Data records:
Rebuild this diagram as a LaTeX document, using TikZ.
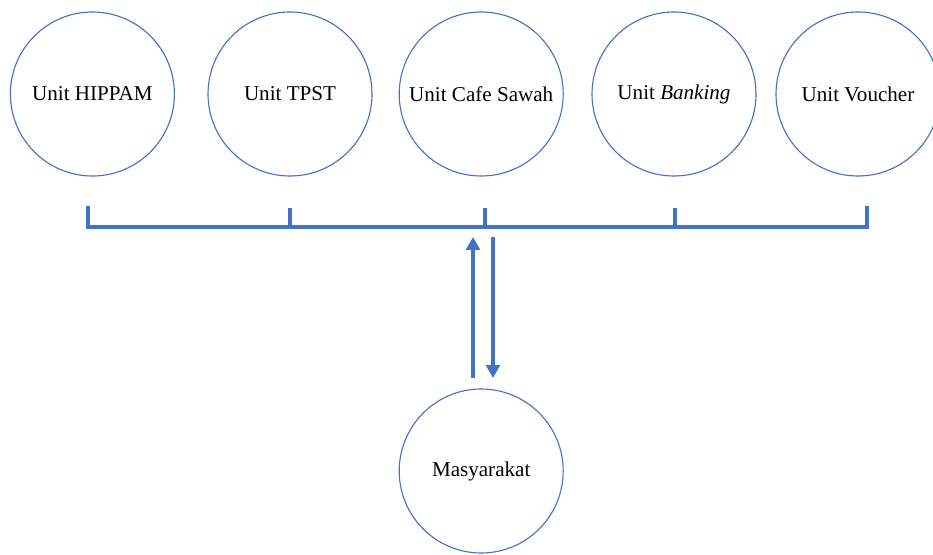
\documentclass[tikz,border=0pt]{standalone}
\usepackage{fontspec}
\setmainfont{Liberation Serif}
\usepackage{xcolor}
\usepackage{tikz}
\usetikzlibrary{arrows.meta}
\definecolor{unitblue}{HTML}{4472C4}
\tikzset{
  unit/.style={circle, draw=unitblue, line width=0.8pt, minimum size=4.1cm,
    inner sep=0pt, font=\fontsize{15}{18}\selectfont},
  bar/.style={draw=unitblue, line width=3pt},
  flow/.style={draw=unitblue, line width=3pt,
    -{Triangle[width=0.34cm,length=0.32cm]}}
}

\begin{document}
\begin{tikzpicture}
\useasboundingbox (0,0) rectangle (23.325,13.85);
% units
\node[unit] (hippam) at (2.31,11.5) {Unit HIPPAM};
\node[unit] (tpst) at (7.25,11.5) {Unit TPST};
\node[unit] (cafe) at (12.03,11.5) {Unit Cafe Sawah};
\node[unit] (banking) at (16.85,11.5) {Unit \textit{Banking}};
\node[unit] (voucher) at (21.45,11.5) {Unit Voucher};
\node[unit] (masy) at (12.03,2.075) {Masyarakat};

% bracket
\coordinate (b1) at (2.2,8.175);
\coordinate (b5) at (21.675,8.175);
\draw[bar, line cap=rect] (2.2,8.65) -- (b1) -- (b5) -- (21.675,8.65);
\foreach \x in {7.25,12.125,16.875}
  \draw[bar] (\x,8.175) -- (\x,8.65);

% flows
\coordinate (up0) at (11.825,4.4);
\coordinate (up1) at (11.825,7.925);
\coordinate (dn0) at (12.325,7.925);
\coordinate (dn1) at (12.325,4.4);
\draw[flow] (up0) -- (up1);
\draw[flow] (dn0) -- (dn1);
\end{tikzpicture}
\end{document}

* * *

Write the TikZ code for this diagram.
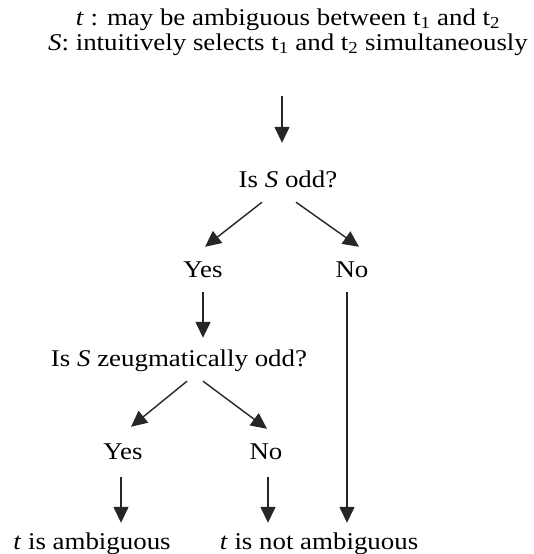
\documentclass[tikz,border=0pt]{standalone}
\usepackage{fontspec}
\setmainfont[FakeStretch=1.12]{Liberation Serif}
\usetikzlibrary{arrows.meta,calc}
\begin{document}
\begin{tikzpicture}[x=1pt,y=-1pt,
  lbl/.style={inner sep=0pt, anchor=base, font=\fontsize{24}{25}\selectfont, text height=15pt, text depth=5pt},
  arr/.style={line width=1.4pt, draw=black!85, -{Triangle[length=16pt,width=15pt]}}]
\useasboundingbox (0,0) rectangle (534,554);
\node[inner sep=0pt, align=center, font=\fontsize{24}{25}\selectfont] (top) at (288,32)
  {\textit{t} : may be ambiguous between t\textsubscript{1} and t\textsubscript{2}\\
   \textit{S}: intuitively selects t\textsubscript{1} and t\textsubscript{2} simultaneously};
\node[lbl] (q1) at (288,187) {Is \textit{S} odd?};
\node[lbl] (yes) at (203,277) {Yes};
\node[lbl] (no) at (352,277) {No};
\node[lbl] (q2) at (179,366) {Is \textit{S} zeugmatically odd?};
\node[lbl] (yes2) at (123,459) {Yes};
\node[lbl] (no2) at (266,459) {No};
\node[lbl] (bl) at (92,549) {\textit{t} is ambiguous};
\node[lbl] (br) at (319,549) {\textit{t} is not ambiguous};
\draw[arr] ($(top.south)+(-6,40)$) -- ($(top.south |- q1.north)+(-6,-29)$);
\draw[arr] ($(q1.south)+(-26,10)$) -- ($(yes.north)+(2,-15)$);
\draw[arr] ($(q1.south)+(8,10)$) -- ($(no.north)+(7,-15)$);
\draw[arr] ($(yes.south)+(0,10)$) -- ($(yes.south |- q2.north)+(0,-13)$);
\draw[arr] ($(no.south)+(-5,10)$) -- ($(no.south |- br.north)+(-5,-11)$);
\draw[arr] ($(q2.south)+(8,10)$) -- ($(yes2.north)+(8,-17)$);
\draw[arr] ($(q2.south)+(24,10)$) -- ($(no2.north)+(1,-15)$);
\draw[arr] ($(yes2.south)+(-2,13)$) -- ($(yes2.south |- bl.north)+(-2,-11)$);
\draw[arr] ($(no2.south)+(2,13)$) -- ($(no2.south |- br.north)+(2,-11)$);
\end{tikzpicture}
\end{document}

▶ SET TASK: Give back exactly the lines from the one containing "Rebuild this diagram" to the one containing "(\x,8.175) -- (\x,8.65);", both included, and no pictures.

▶ WRITTEN SOLUTION:
Rebuild this diagram as a LaTeX document, using TikZ.
\documentclass[tikz,border=0pt]{standalone}
\usepackage{fontspec}
\setmainfont{Liberation Serif}
\usepackage{xcolor}
\usepackage{tikz}
\usetikzlibrary{arrows.meta}
\definecolor{unitblue}{HTML}{4472C4}
\tikzset{
  unit/.style={circle, draw=unitblue, line width=0.8pt, minimum size=4.1cm,
    inner sep=0pt, font=\fontsize{15}{18}\selectfont},
  bar/.style={draw=unitblue, line width=3pt},
  flow/.style={draw=unitblue, line width=3pt,
    -{Triangle[width=0.34cm,length=0.32cm]}}
}

\begin{document}
\begin{tikzpicture}
\useasboundingbox (0,0) rectangle (23.325,13.85);
% units
\node[unit] (hippam) at (2.31,11.5) {Unit HIPPAM};
\node[unit] (tpst) at (7.25,11.5) {Unit TPST};
\node[unit] (cafe) at (12.03,11.5) {Unit Cafe Sawah};
\node[unit] (banking) at (16.85,11.5) {Unit \textit{Banking}};
\node[unit] (voucher) at (21.45,11.5) {Unit Voucher};
\node[unit] (masy) at (12.03,2.075) {Masyarakat};

% bracket
\coordinate (b1) at (2.2,8.175);
\coordinate (b5) at (21.675,8.175);
\draw[bar, line cap=rect] (2.2,8.65) -- (b1) -- (b5) -- (21.675,8.65);
\foreach \x in {7.25,12.125,16.875}
  \draw[bar] (\x,8.175) -- (\x,8.65);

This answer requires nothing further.